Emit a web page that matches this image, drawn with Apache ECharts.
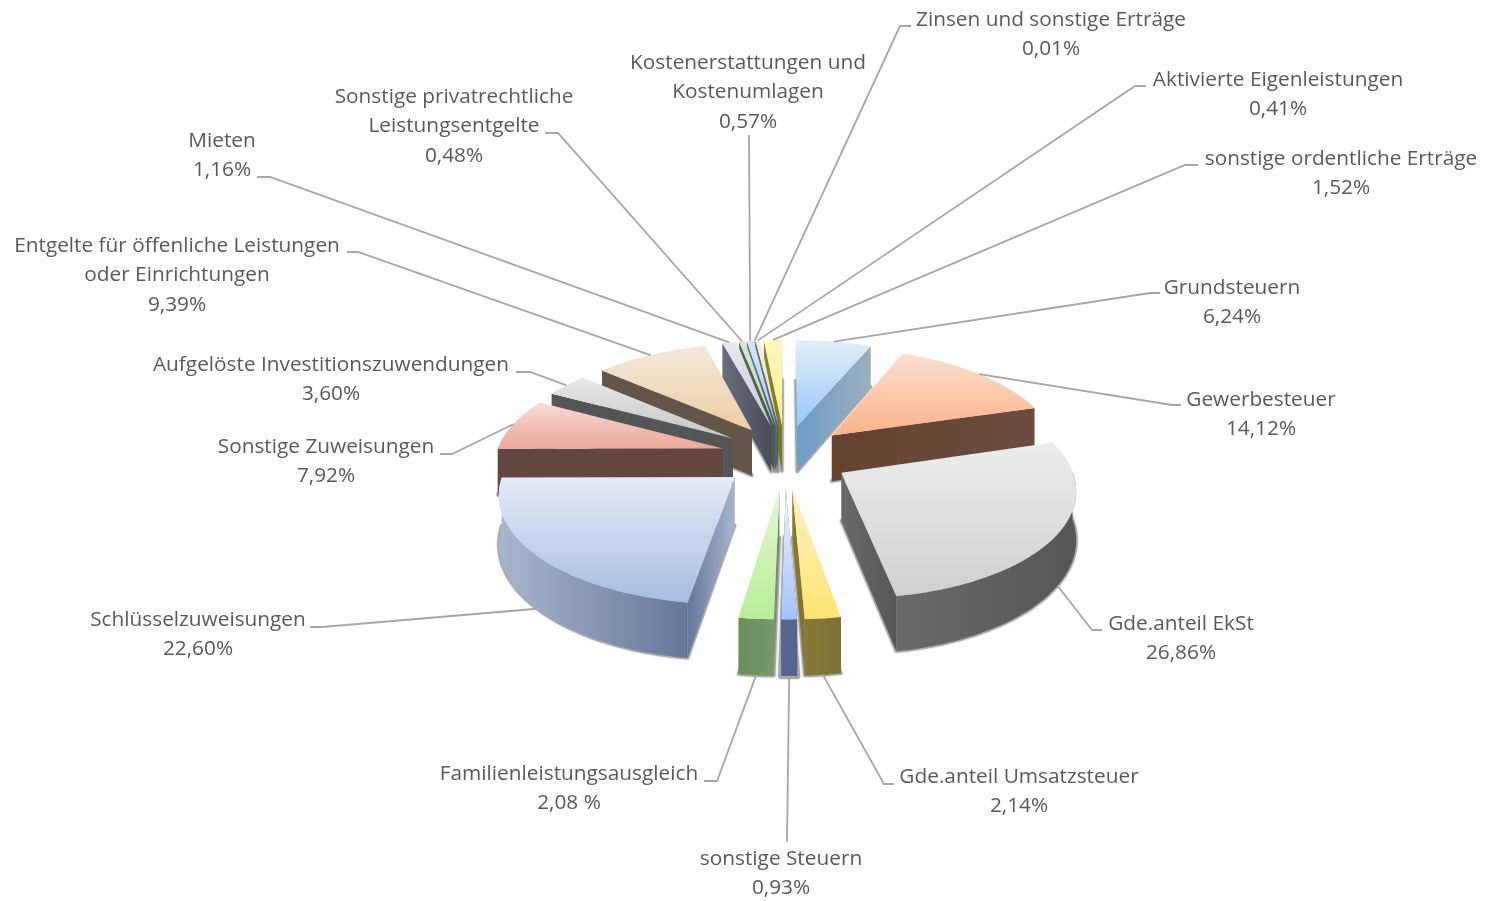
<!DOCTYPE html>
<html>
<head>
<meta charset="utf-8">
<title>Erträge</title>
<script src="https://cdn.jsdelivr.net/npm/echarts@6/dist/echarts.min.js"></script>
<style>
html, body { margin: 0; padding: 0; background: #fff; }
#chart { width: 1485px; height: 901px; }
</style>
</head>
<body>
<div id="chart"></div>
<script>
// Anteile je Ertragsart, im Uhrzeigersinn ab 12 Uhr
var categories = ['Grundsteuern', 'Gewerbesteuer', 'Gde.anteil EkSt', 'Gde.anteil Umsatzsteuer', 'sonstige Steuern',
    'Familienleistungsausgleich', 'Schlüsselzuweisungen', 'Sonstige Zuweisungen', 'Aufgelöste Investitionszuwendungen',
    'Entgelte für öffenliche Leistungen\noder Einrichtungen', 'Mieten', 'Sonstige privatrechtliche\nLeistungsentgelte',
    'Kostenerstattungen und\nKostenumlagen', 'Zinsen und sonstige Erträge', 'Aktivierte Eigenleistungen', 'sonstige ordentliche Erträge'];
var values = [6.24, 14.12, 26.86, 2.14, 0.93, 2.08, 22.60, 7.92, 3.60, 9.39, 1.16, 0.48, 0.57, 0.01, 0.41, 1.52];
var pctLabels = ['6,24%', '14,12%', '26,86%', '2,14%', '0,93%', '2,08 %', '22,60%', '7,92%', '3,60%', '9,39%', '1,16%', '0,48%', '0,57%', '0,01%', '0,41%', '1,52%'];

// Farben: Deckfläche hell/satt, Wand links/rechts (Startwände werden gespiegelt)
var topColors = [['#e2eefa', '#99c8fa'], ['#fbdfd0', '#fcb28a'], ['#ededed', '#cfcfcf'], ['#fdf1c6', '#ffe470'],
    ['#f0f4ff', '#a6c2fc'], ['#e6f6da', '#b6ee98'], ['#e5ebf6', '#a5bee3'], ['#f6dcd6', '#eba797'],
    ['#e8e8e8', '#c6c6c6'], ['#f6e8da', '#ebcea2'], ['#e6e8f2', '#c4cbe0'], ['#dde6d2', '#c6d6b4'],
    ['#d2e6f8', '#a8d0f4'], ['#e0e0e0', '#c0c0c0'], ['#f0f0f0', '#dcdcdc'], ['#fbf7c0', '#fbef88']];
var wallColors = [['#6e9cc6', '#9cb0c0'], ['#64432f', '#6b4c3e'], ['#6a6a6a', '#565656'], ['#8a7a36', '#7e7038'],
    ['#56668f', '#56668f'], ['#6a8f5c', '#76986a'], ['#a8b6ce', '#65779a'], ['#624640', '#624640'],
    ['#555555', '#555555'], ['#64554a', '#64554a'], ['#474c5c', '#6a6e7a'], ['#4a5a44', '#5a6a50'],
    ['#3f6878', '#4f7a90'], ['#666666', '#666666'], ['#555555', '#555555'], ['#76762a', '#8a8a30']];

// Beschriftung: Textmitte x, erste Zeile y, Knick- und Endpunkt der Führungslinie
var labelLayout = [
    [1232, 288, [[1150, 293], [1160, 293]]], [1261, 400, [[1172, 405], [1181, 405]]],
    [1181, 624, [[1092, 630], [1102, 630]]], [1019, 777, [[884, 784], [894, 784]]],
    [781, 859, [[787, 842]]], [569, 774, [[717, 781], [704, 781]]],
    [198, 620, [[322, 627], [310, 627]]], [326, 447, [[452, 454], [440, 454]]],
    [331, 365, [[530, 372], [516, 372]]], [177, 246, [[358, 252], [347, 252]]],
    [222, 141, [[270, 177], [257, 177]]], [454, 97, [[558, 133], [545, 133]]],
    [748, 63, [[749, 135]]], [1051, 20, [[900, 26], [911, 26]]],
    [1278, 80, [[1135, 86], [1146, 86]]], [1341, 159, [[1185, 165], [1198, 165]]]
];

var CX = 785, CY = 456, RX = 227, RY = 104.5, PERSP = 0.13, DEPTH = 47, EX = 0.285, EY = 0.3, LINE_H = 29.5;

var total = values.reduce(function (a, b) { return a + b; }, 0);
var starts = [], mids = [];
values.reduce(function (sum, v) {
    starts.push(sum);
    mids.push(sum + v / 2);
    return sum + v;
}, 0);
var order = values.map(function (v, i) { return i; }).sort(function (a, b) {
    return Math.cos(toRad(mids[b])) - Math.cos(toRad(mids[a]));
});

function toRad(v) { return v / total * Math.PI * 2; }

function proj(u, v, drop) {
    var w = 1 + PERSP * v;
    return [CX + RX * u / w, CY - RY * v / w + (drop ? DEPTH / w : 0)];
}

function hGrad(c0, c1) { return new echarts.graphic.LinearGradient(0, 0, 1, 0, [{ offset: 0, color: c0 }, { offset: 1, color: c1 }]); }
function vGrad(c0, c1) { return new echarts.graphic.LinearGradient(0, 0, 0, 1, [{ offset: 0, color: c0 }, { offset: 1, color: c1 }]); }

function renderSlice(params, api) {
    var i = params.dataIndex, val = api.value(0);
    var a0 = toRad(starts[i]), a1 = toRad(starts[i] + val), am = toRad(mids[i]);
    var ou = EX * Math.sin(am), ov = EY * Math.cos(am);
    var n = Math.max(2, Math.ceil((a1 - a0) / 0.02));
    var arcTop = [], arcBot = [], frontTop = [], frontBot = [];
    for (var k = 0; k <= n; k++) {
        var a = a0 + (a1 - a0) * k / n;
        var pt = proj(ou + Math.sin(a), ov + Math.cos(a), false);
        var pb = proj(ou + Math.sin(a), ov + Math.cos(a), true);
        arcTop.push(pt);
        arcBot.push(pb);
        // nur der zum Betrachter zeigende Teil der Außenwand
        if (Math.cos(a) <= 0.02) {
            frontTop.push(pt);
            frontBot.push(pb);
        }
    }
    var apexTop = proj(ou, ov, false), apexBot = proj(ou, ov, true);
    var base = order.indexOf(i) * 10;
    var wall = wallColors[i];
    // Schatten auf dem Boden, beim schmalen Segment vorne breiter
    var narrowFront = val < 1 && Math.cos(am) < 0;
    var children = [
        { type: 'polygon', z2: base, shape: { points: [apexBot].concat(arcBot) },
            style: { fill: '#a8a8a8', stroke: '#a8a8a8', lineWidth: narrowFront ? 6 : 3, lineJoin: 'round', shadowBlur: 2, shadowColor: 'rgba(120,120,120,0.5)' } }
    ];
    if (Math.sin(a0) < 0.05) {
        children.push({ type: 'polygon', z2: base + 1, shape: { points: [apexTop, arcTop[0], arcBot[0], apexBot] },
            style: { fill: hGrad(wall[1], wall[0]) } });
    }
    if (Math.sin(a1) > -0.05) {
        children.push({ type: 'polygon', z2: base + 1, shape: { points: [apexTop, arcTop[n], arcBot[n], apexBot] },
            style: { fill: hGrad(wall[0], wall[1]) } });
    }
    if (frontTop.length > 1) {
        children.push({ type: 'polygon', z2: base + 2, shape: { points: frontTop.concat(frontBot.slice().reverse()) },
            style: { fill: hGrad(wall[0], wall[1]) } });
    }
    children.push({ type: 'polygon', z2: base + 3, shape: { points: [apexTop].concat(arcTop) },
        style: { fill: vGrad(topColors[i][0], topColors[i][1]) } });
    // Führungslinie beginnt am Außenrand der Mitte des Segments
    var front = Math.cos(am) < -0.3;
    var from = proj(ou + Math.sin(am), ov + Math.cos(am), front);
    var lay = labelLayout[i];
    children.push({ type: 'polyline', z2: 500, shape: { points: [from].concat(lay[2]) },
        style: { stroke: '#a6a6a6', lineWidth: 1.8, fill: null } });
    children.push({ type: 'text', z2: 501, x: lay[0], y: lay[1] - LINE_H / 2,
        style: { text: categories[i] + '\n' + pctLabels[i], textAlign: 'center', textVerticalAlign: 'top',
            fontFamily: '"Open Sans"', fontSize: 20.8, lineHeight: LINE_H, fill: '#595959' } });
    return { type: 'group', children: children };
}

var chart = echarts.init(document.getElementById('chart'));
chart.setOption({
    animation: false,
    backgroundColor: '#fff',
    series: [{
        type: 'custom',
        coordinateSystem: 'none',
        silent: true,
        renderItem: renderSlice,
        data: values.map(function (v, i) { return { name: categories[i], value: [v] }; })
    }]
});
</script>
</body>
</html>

:: Task to complete ::
Leave out the pictures and restate, word for word, the lines from the top of the data through the line containing "['6,24%', '14,12%', '26,86%', '2,14%', '0,93%', '2,08", both included.

:: The solution ::
Emit a web page that matches this image, drawn with Apache ECharts.
<!DOCTYPE html>
<html>
<head>
<meta charset="utf-8">
<title>Erträge</title>
<script src="https://cdn.jsdelivr.net/npm/echarts@6/dist/echarts.min.js"></script>
<style>
html, body { margin: 0; padding: 0; background: #fff; }
#chart { width: 1485px; height: 901px; }
</style>
</head>
<body>
<div id="chart"></div>
<script>
// Anteile je Ertragsart, im Uhrzeigersinn ab 12 Uhr
var categories = ['Grundsteuern', 'Gewerbesteuer', 'Gde.anteil EkSt', 'Gde.anteil Umsatzsteuer', 'sonstige Steuern',
    'Familienleistungsausgleich', 'Schlüsselzuweisungen', 'Sonstige Zuweisungen', 'Aufgelöste Investitionszuwendungen',
    'Entgelte für öffenliche Leistungen\noder Einrichtungen', 'Mieten', 'Sonstige privatrechtliche\nLeistungsentgelte',
    'Kostenerstattungen und\nKostenumlagen', 'Zinsen und sonstige Erträge', 'Aktivierte Eigenleistungen', 'sonstige ordentliche Erträge'];
var values = [6.24, 14.12, 26.86, 2.14, 0.93, 2.08, 22.60, 7.92, 3.60, 9.39, 1.16, 0.48, 0.57, 0.01, 0.41, 1.52];
var pctLabels = ['6,24%', '14,12%', '26,86%', '2,14%', '0,93%', '2,08 %', '22,60%', '7,92%', '3,60%', '9,39%', '1,16%', '0,48%', '0,57%', '0,01%', '0,41%', '1,52%'];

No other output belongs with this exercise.